Man sah die „selbsttätigen Kräfte der Krisenüberwindung außer Funktion gesetzt oder gelähmt“ (6) und wollte durch arbeitsintensive Projekte (Chausseebauten, Meliorationen, Kleinwohnungsbau und Hausreparaturen, Hochwasserschutz) die Arbeitslosigkeit abbauen und über die steigende Nachfrage durch diese Projekte und die Löhne der Wiederbeschäftigten die Konjunktur beleben. Verbunden waren diese Forderungen mit der gesetzlichen Fixierung der 40-Stunden-Woche. Die Finanzierung sollte über staatliche Kredite gesichert werden.

Diesen Forderungen fehlte jedoch nicht nur die „politische Verlängerung“ – innerhalb der SPD stießen derartige Vorstellungen auf taube Ohren – auch die Konfrontation mit den auf Kostensenkung orientierten Industriellen und der auf die Sicherung der Staatsfinanzen bedachten Regierung war damit vorprogrammiert.

Die SPD entwickelte erst nach dem Sturz der Regierung Brüning konkretere Vorstellungen zur Arbeitsbeschaffung, nur hatten sich die gesellschaftspolitischen Machtverhältnisse mittlerweile noch weiter zu Ungunsten der Arbeiterorganisationen verschoben und deren Durchsetzungschancen damit reduziert. (7)
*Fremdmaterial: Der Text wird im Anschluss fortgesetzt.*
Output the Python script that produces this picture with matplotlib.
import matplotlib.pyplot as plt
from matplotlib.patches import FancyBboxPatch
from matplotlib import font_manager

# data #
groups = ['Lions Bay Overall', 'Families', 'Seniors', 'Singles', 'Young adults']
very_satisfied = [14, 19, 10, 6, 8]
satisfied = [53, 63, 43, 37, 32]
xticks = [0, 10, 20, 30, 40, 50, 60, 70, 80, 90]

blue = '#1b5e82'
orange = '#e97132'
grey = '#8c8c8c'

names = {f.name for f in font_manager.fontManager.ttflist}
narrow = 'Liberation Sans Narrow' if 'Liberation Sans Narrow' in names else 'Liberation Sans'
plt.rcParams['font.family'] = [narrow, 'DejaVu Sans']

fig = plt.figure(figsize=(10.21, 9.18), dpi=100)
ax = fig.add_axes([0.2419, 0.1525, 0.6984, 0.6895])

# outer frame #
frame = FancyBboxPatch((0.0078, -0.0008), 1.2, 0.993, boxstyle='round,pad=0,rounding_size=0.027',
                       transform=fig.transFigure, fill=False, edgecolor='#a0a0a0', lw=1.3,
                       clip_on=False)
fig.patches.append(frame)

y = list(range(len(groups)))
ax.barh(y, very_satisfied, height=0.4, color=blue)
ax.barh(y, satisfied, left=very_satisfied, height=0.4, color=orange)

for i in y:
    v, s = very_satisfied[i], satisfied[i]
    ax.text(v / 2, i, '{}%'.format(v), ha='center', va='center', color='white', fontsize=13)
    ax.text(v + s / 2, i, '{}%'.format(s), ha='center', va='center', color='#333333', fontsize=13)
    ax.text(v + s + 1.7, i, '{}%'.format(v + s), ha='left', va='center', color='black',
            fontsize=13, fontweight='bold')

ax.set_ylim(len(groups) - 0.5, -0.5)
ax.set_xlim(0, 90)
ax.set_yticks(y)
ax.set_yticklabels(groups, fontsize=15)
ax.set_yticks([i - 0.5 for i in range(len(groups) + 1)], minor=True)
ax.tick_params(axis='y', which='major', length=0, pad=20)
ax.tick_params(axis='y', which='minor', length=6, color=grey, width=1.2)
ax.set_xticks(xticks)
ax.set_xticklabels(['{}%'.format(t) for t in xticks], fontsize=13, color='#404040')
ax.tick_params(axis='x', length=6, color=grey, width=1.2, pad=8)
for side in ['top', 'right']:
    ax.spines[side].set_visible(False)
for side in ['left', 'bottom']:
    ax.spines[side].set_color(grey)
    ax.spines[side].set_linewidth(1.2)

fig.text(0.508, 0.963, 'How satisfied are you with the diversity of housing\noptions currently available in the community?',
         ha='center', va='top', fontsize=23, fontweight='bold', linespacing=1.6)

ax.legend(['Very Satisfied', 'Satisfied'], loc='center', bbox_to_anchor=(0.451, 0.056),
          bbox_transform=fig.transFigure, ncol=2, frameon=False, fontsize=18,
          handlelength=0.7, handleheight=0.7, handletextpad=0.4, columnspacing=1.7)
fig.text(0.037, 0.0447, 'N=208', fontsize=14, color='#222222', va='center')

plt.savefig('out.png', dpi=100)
Teile der SPD radikalisierten sich in ihren Forderungen mit zunehmender Verschärfung der Krise und propagierten schließlich grundsätzlich „systemüberwindende“ Vorstellungen. Damit trafen sie sich zwar in Teilen mit den Zielvorstellung der KPD, ein gemeinsames politisches Vorgehen war jedoch auf Grund der sich im Verlauf der Jahre herausgebildeten Konfrontation der Organisationen zueinander und weiter vorhandenen politischer Differenzen auch für diese Sozialdemokraten nicht möglich.
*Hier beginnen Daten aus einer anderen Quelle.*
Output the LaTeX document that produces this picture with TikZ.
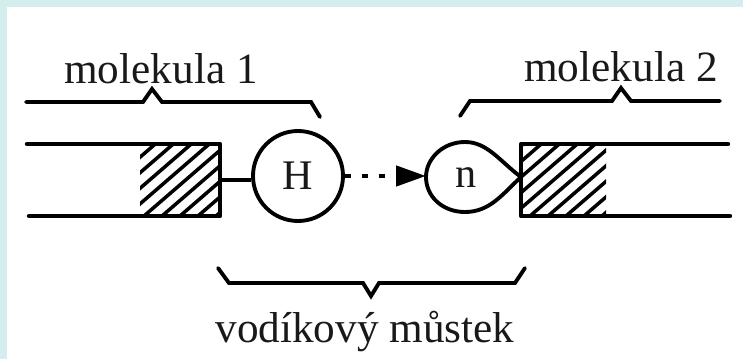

Die führenden Köpfe in der KPD sahen in der SPD lange Zeit eher den Bündnispartner der bürgerlichen Parteien oder gar der Faschisten als einen Verbündeten in der Auseinandersetzung mit eben diesen politischen Gegnern. Forderungen nach einer „Einheitsfront“ gegen den Faschismus wurden zwar – viel zu spät – formuliert, aber nie ernsthaft umgesetzt. Eine Lösung der wirtschaftlichen Probleme sah die KPD letztlich in der revolutionären Überwindung des kapitalistischen Systems. In den tagespolitischen Auseinandersetzungen zur Verbesserung der materiellen Lebensverhältnisse engagierten sich die Kommunisten gleichwohl sehr stark.

Detlef Endeward


  1. Vgl. zur sozialen Lage der Arbeiterklasse: J. Kuczynski: a..a..O., S. 196ff, insbesondere S. 208ff und S. 228ff
  2. Vgl. E. Varga: a.a.O., S. 297ff
  3. Vgl. J. Kuczynski: a.a.O., S. 243ff
    1929: 441 Streiks mit 223 878 Beteiligten
    1930: 353 Streiks mit 223 885 Beteiligten
    1931: 451 Streiks mit 172 139 Beteiligten
    1932: 548 Streiks mit 129 468 Beteiligten
  4. Die sinkende Beteiligungszahl an den Streiks dokumentiert diese Problematik.
  5. J. Flemming u.a.: a.a.O., Bd. 2, S. 234
  6. J. Flemming u.a.: a.a.O., Bd. 2, S. 235
    Unter dem Titel WTB-Plan wurde ein im Januar 1932 vorgestelltes Programm aktiver Konjunkturpolitik und Arbeitsbeschaffung bekannt, das vor allem von gewerkschaftlicher Seite (ADGB) getragen wurde. Es ist nach den Initialen seiner Hauptproponenten Wladimir Woytinsky, Fritz Tarnow und Fritz Baade benannt.
  7. Da Interessenkonflikte zum Ende der Weimarer Republik weitgehend auf der Ebene der diskreten Absprachen und der direkten Einflussnahme auf Bürokratie und Verbände ausgetragen wurden, waren für die Arbeiterorganisationen die Chancen, ihre Interessen durchzusetzen gegenüber den anderen Klassen erheblich geringer. Wenn man bereit gewesen wäre, durch Mobilisierung der eigenen Massenbasis die Konfliktebene zu verschieben, damit aber auch erhebliche politische Risiken (unter Umständen bewaffnete Auseinandersetzungen) einzugehen, wäre dies eventuell zu verändern gewesen. Diese Bereitschaft war bei der SPD und den Gewerkschaften nicht vorhanden – ein bedeutender Unterschied zwischen Sozialdemokraten und KPD.